French Cable Station Museum

It may sound more like the name of an early Elephant 6 band – cf. Neutral Milk Hotel, Olivia Tremor Control – but it’s a wonderful little museum in Orleans, MA. We went there a few weeks ago during our one week vacation on Cape Cod, and for me, at least, it was the height of the trip.

The first transatlantic telegraph cable connected the US with London, although it took several tries for it to be successful. The French wanted to have their own nearly-instantaneous link with the US that didn’t run through London – diplomatic concerns, don’t you know – and laid their own cable from France to St. Pierre et Miquelon – French-owned islands off the coast of Newfoundland – and from there down the Atlantic coast to Orleans. The French built a telegraph station in a not-so-big house by the water and operated it for over seventy years, apparently upgrading, repairing, patching, and reinventing it on the fly. Much of that equipment has remained in the house since the station shut down in 1959, and it’s now lovingly maintained by a number of elderly gentlemen who run the museum.

The equipment is beautiful. Apologies for the quality of some of these pictures – the only camera I had with me was my iPhone.

Giant capacitor

They let you use some of the equipment! My favorite thing in the museum is the Kleinschmidt Perforator:

Kleinschmidt Perforator

Mr Kleinschmidt – quite an important guy, really- took a standard typewriter and added a tape-puncher on top. Anyone who could type could be a telegrapher; in Thomas Edison’s youth, a skilled telegrapher was a highly-paid professional. Edison himself was one of the best in the world, in fact. By the 20th century, though, innovation had stolen the luster from the telegraphy profession, replacing it with wonderful objects like this.

And this:

Experimental morse transcriber

This is a telegraph transcriber. They didn’t have felt-tip pens, of course, so they had to invent low-friction pens. Dead center in this picture you can see a tiny white whisker. It’s actually a glass tube about a millimeter wide. In this transcriber, the tip of the glass tube sat a mil or so distant from the paper, and the ink would be drawn to the paper by static electricity generated by this:

7000-volt generator2

Lovely, isn’t it? Unfortunately, the static-charged contactless pen only worked in low humidity. On Cape Cod, you really don’t ever get low humidity, so this experimental transcriber only worked in winter.

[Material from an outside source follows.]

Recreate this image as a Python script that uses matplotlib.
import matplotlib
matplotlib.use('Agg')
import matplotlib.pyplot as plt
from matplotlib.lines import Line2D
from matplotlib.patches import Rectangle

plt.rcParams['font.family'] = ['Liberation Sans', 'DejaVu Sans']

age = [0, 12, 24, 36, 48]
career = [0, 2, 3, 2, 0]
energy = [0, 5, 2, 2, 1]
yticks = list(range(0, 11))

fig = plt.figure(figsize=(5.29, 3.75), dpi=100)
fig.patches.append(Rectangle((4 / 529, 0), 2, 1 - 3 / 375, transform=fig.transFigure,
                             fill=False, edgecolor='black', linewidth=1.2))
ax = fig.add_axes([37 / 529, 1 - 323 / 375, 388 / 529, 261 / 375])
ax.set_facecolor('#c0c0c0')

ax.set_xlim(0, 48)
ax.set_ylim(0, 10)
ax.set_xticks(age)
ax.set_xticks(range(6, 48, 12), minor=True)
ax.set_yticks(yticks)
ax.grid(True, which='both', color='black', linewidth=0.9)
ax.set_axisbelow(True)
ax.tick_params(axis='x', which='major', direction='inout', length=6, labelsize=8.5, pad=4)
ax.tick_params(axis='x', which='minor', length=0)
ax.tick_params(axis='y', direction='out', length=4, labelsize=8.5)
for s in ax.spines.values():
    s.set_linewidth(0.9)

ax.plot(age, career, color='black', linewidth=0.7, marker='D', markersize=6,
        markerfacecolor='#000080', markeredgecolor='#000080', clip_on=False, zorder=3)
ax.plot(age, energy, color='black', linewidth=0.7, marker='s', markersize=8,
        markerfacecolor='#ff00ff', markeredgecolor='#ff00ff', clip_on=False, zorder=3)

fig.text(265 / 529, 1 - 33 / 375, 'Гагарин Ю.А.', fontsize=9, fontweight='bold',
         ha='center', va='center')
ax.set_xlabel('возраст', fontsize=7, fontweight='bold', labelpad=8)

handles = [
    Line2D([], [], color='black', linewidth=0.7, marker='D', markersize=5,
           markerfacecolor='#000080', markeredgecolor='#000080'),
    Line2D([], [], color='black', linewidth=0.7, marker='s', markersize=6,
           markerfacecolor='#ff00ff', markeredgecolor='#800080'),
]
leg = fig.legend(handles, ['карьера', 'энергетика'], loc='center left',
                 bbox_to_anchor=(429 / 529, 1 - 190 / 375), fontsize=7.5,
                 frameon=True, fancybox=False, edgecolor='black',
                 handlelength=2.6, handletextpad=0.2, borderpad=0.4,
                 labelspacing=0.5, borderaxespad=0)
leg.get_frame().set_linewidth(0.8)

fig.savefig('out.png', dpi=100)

Here’s a working transcriber:

Functioning Transcriber 2

By working, I mean they actually let you work it! The low green box to the right is a punched-tape reader; you feed in the tape you punch on the Kleinschmidt Perforator, and the signal travels six inches to the transcriber, which as you see here is currently using a ballpoint pen instead of the incredibly fragile glass pipettes. The transcriber produces an EEG-like trace of the Morse signal, which you can easily read if you have a) learned your Morse cold and b) further, learned to read Morse as an EEG-like high-low voltage trace instead of dots and dashes. Probably only the ancient gentlemen who operate the museum possess these skills today.

The cable carried direct current over two thousand miles! At the end of its transit the signal was extremely weak, so much of the energy of the inventor team was engaged in reading or amplifying the faint voltage fluctuations. Here’s a real gem:

Heurtley Magnifier

There are only two of these babies left in the whole world. The Heurtley Magnifier used two pairs of platinum wire to form a Wheatstone bridge, with one of the four wires heated ever-so-slightly by the signal current. The slight temperature variations produced enough resistance in the detector wire to control a larger current through the bridge. Vibration was a problem – they couldn’t receive a signal on that one afternoon every couple of weeks when the hardware store across town had its coal shipment dumped into the basement.

If you’re on the Cape, I highly recommend this tiny little museum. Tended with love by men who rescued the building and equipment from destruction, it’s a rare opportunity to understand the technology constraints of an earlier era, and appreciate the astounding feats of engineering on which the modern world is built.